From The Christian Science Journal - February 6, 2013


When I was a senior in high school, my English literature teacher liked to dramatically quote the Greek saying, “Know thyself!” I think she felt it encouraged a sense of individual responsibility and awareness on our part, as it was often the last thing she said to us on Friday afternoon before setting us free for the weekend. I liked the sound of that saying—there was nobility in it, and it encouraged a kind of individual maturity that I hoped to develop. 

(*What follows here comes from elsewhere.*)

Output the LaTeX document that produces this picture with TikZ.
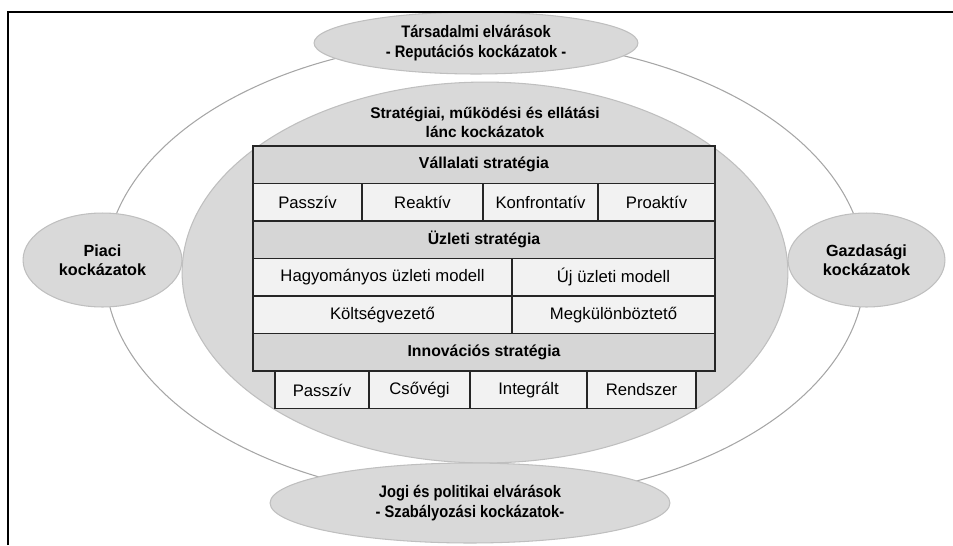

Years later, as a student of Mary Baker Eddy’s writings, I read this in her autobiography: “Art thou still unacquainted with thyself? Then be introduced to this self. ‘Know thyself!’ as said the classic Grecian motto. Note well the falsity of this mortal self! Behold its vileness, and remember this poverty-stricken ‘stranger that is within thy gates.’ Cleanse every stain from this wanderer’s soiled garments, wipe the dust from his feet and the tears from his eyes, that you may behold the real man, the fellow-saint of a holy household” (Retrospection and Introspection, p. 86).

Well, that’s pretty demanding work—involving much more than I’d learned from my high school English teacher! I can see now, in a way that I didn’t in high school, that this work cannot be done without God being part of the process. When I see a need for the kind of self-cleansing that Eddy describes, God naturally comes to thought. I find myself in prayer, yearning to better understand my Maker and my relationship to Him.